After Jesus had spoken these words, he went out with his disciples across the Kidron valley to a place where there was a garden, which he and his disciples entered. 2Now Judas, who betrayed him, also knew the place, because Jesus often met there with his disciples. 3So Judas brought a detachment of soldiers together with police from the chief priests and the Pharisees, and they came there with lanterns and torches and weapons. 4Then Jesus, knowing all that was to happen to him, came forward and asked them, “Whom are you looking for?” 5They answered, “Jesus of Nazareth.” Jesus replied, “I am he.” Judas, who betrayed him, was standing with them. 6When Jesus said to them, “I am he,” they stepped back and fell to the ground. 7Again he asked them, “Whom are you looking for?” And they said, “Jesus of Nazareth.” 8Jesus answered, “I told you that I am he. So if you are looking for me, let these men go.” 9This was to fulfill the word that he had spoken, “I did not lose a single one of those whom you gave me.” 10Then Simon Peter, who had a sword, drew it, struck the high priest’s slave, and cut off his right ear. The slave’s name was Malchus. 11Jesus said to Peter, “Put your sword back into its sheath. Am I not to drink the cup that the Father has given me?”
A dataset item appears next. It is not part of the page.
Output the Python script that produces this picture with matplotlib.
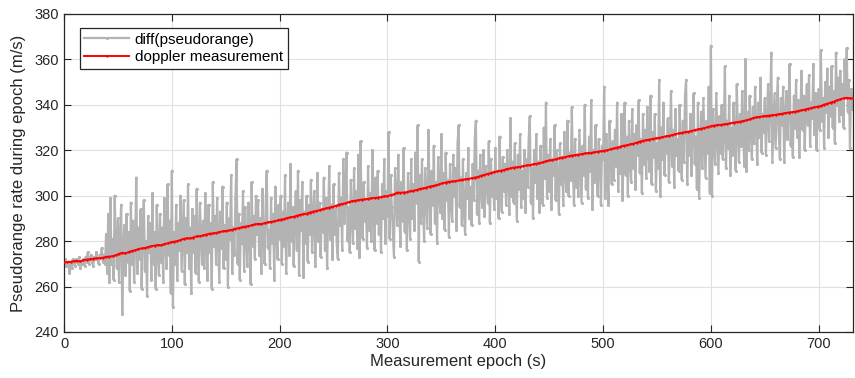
import numpy as np
import matplotlib
matplotlib.use("Agg")
import matplotlib.pyplot as plt

plt.rcParams['font.family'] = ['Liberation Sans', 'DejaVu Sans']

# diff(pseudorange), one value per epoch second 0..732
pseudorange_rate = [
    271, 272, 269, 270, 271, 266, 270, 268, 272, 271,
    269, 272, 271, 270, 273, 268, 271, 270, 272, 269,
    273, 271, 275, 270, 272, 274, 271, 269, 273, 272,
    275, 272, 270, 274, 273, 277, 271, 274, 270, 283,
    266, 292, 262, 299, 270, 281, 263, 300, 278, 268,
    290, 262, 283, 296, 248, 279, 287, 265, 292, 271,
    284, 258, 297, 270, 289, 262, 281, 308, 266, 286,
    272, 294, 259, 285, 298, 267, 280, 256, 291, 275,
    288, 263, 301, 270, 284, 259, 296, 276, 265, 292,
    271, 286, 262, 299, 280, 268, 305, 274, 289, 257,
    311, 251, 284, 270, 296, 263, 288, 276, 300, 267,
    283, 298, 261, 290, 275, 305, 268, 286, 257, 294,
    275, 291, 266, 303, 279, 262, 297, 284, 270, 289,
    268, 301, 280, 263, 296, 275, 288, 259, 306, 278,
    291, 270, 299, 281, 262, 293, 277, 304, 268, 287,
    272, 297, 260, 290, 281, 309, 266, 286, 274, 299,
    316, 270, 292, 263, 288, 279, 302, 267, 295, 281,
    269, 297, 284, 261, 306, 278, 291, 272, 300, 283,
    298, 274, 290, 266, 303, 281, 270, 295, 311, 277,
    285, 268, 299, 279, 292, 263, 304, 283, 272, 296,
    281, 300, 270, 293, 278, 309, 266, 288, 297, 274,
    314, 280, 295, 269, 290, 302, 276, 311, 265, 298,
    285, 306, 264, 293, 279, 300, 271, 296, 283, 307,
    275, 291, 302, 269, 288, 310, 280, 297, 273, 294,
    284, 308, 276, 299, 268, 292, 313, 281, 296, 272,
    305, 283, 294, 278, 272, 310, 287, 299, 276, 316,
    288, 301, 319, 280, 295, 275, 307, 290, 279, 312,
    286, 302, 277, 318, 273, 324, 294, 281, 306, 289,
    297, 277, 313, 285, 301, 280, 320, 292, 276, 308,
    288, 311, 283, 298, 275, 305, 290, 316, 279, 302,
    291, 328, 281, 309, 295, 284, 273, 312, 299, 287,
    318, 293, 278, 306, 289, 321, 284, 301, 276, 310,
    295, 281, 316, 290, 305, 285, 319, 297, 331, 271,
    309, 288, 316, 294, 280, 312, 299, 286, 329, 301,
    283, 311, 296, 322, 288, 306, 279, 317, 301, 293,
    327, 290, 310, 285, 319, 298, 307, 282, 314, 296,
    289, 318, 300, 312, 285, 323, 331, 295, 308, 287,
    316, 293, 283, 310, 299, 321, 290, 304, 287, 314,
    298, 325, 333, 292, 311, 288, 318, 302, 295, 320,
    291, 313, 305, 297, 324, 288, 316, 300, 310, 294,
    321, 299, 311, 290, 326, 305, 293, 317, 302, 314,
    296, 320, 308, 292, 334, 300, 315, 297, 323, 306,
    289, 318, 303, 327, 295, 311, 299, 320, 293, 316,
    304, 325, 335, 297, 312, 290, 320, 306, 327, 299,
    315, 293, 322, 305, 296, 330, 308, 341, 299, 318,
    302, 325, 294, 316, 309, 331, 298, 320, 306, 292,
    323, 305, 317, 296, 328, 310, 302, 333, 300, 319,
    307, 339, 311, 296, 325, 304, 318, 300, 329, 313,
    297, 322, 309, 340, 303, 318, 299, 326, 311, 342,
    294, 320, 306, 331, 312, 300, 325, 315, 296, 322,
    316, 348, 299, 327, 310, 296, 333, 318, 305, 324,
    307, 329, 313, 341, 302, 321, 310, 336, 298, 318,
    341, 309, 326, 300, 333, 315, 306, 338, 312, 327,
    303, 331, 318, 342, 310, 325, 301, 336, 314, 329,
    308, 339, 320, 311, 344, 305, 328, 317, 336, 302,
    323, 312, 351, 300, 330, 316, 341, 309, 326, 319,
    334, 306, 323, 346, 313, 329, 304, 338, 318, 325,
    311, 340, 320, 307, 333, 315, 344, 351, 305, 327,
    318, 336, 309, 330, 345, 314, 326, 303, 341, 299,
    322, 337, 312, 343, 325, 308, 333, 319, 348, 301,
    366, 300, 338, 322, 314, 345, 327, 310, 335, 319,
    340, 316, 328, 357, 312, 333, 321, 344, 309, 330,
    318, 341, 325, 311, 349, 328, 315, 336, 322, 346,
    326, 313, 360, 311, 337, 320, 344, 329, 316, 339,
    323, 348, 330, 314, 341, 326, 352, 319, 336, 328,
    343, 318, 333, 349, 324, 339, 363, 315, 330, 345,
    321, 337, 352, 327, 316, 343, 331, 348, 315, 334,
    346, 325, 339, 358, 322, 336, 317, 344, 330, 351,
    326, 342, 317, 335, 355, 329, 344, 320, 338, 349,
    331, 353, 322, 341, 334, 358, 327, 345, 320, 339,
    347, 329, 364, 333, 343, 321, 350, 337, 356, 326,
    348, 335, 357, 330, 346, 323, 363, 340, 352, 333,
    355, 336, 349, 330, 360, 344, 365, 337, 351, 321,
    347, 338, 345,
]
pseudorange_epochs = np.arange(len(pseudorange_rate))

# doppler measurement, sampled every 3 s (0..732)
doppler_epochs = np.arange(0, 733, 3)
doppler_rate = [
    270.6, 270.8, 270.9, 271.2, 271.3, 271.1, 271.6, 271.9, 272.0, 272.3,
    272.4, 272.5, 272.7, 273.1, 273.2, 273.4, 273.8, 274.4, 274.9, 274.6,
    275.2, 275.7, 276.0, 276.5, 276.8, 277.0, 277.4, 277.8, 278.0, 278.3,
    278.2, 278.7, 279.0, 279.5, 279.8, 280.0, 280.5, 281.0, 281.3, 281.2,
    281.6, 282.1, 282.2, 282.5, 282.9, 283.3, 283.4, 283.6, 284.0, 284.3,
    284.5, 284.7, 285.0, 285.5, 285.7, 286.1, 286.4, 286.6, 287.0, 287.4,
    287.6, 287.5, 287.9, 288.3, 288.5, 288.7, 289.1, 289.5, 289.7, 290.2,
    290.5, 290.7, 291.2, 291.6, 291.9, 292.1, 292.6, 293.0, 293.3, 293.6,
    294.1, 294.4, 294.8, 295.1, 295.5, 296.1, 296.4, 296.6, 297.2, 297.6,
    297.8, 298.0, 298.3, 298.4, 298.6, 298.9, 299.0, 299.2, 299.4, 299.7,
    299.8, 300.3, 300.6, 301.4, 301.3, 301.4, 301.6, 302.0, 302.2, 302.5,
    303.0, 303.2, 303.6, 304.0, 304.3, 304.6, 305.0, 305.5, 305.8, 306.1,
    306.3, 306.4, 306.7, 307.0, 307.2, 307.4, 307.7, 308.0, 308.3, 308.8,
    309.2, 309.6, 310.0, 310.5, 310.7, 311.0, 311.3, 311.8, 312.0, 312.4,
    312.5, 312.7, 313.1, 313.3, 313.5, 313.8, 314.1, 314.3, 314.7, 315.2,
    315.5, 315.7, 316.0, 316.5, 316.8, 317.0, 317.4, 317.7, 317.9, 318.1,
    318.3, 318.6, 318.8, 318.9, 319.1, 319.4, 319.6, 319.8, 320.0, 320.5,
    320.8, 321.2, 321.6, 322.0, 322.2, 322.6, 322.9, 323.3, 323.8, 324.2,
    324.5, 324.7, 325.0, 325.3, 325.5, 325.8, 326.1, 326.4, 326.7, 327.1,
    327.4, 327.7, 328.0, 328.2, 328.5, 328.9, 329.2, 329.5, 329.8, 330.2,
    330.6, 330.9, 331.1, 331.2, 331.4, 331.6, 331.9, 332.2, 332.4, 332.6,
    332.9, 333.2, 333.6, 334.2, 334.5, 334.7, 334.9, 335.1, 335.3, 335.4,
    335.6, 335.9, 336.1, 336.4, 336.6, 336.8, 337.0, 337.3, 337.6, 337.9,
    338.3, 338.6, 338.9, 339.2, 339.5, 340.1, 340.5, 341.0, 341.4, 342.0,
    342.4, 342.9, 343.1, 342.9, 342.8,
]

x_ticks = [0, 100, 200, 300, 400, 500, 600, 700]
y_ticks = [240, 260, 280, 300, 320, 340, 360, 380]

fig = plt.figure(figsize=(8.55, 3.78), dpi=100)
ax = fig.add_axes([0.0749, 0.1217, 0.9230, 0.8413])

ax.plot(pseudorange_epochs, pseudorange_rate, color=(0.70, 0.70, 0.70),
        lw=1.6, marker='.', markersize=2.5, label='diff(pseudorange)', zorder=2)
ax.plot(doppler_epochs, doppler_rate, color='red', lw=1.4,
        marker='.', markersize=1.5, label='doppler measurement', zorder=3)

ax.set_xlim(0, 732)
ax.set_ylim(240, 380)
ax.set_xticks(x_ticks)
ax.set_yticks(y_ticks)
ax.grid(True, color=(0.88, 0.88, 0.88), lw=0.8)
ax.set_axisbelow(True)
ax.tick_params(direction='in', top=True, right=True, length=5,
               color=(0.15, 0.15, 0.15), labelsize=10.5, labelcolor=(0.15, 0.15, 0.15))
for s in ax.spines.values():
    s.set_color((0.15, 0.15, 0.15))
    s.set_linewidth(0.9)

ax.set_xlabel('Measurement epoch (s)', fontsize=12, color=(0.15, 0.15, 0.15), labelpad=2)
ax.set_ylabel('Pseudorange rate during epoch (m/s)', fontsize=12, color=(0.15, 0.15, 0.15), labelpad=6)

leg = ax.legend(loc='upper left', bbox_to_anchor=(0.02, 0.956), borderaxespad=0,
                numpoints=1, fancybox=False, edgecolor=(0.15, 0.15, 0.15), framealpha=1,
                fontsize=11, handlelength=2.9, borderpad=0.3, labelspacing=0.25,
                handletextpad=0.4)
leg.get_frame().set_linewidth(0.9)

fig.savefig('out.png', dpi=100)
Jesus and the disciples go down, across the Kidron valley, and back towards the Mount of Olives to a garden, which the other gospels name as Gethsemane. (photo of Gethsemane attached) It was a garden where Jesus often went to pray. But Judas also knew the place – and that is where he brought the soldiers and temple police, under the auspices of the Chief Priest, and some of the Pharisees. It is late; the night is dark – suddenly, there in the dark garden there is a din of noise, the clanking of armor, orders shouted; and the darkness is pierced by the harsh light of the torches they carry. In all the confusion and din, Jesus could quite possibly have gotten away – but instead, he took the initiative; he stepped forward and asked them, “Who are you looking for?” They replied, “Jesus of Nazareth”, and Jesus replied, “I am he.” (Note, once again, Jesus uses the “I AM” phrase, indicating his connection to Yahweh.) An interesting thing happens then – the soldiers and police step back and fall to the ground! Perhaps they are experiencing inner conflict; they know there is something more about this man – they have not come out in the dark night to arrest a common criminal! The author makes certain we know at this point that Judas, the betrayer, was with them!
Again, Jesus could have walked away – but he did not. John (the author) wants his reader to know that Jesus gave himself; he was never a victim – not of Judas, nor the Chief Priest, nor the Romans. All these had a part in his betrayal, but he gave himself up to them; he was never a passive participant, but actively stepped forward; he was not drug away kicking and screaming (as Mel Gibson portrays him in “The Passion of the Christ”). Jesus stepped forward again, asking again who it was they sought, and the answer was repeated, “Jesus of Nazareth”. And Jesus said “I told you that I am he.” And then he told them that if they were looking for him they should let the others go.
Simon Peter, however, draws a sword and struck the High Priest’s slave, Malchus, cutting off his ear. But Jesus told Peter to put his sword away. Jesus has come to drink the cup the Father has given him. That cup was Jesus’ suffering and death, which he accepts willingly. That is John’s point – Jesus gives himself, for the redemption of humankind.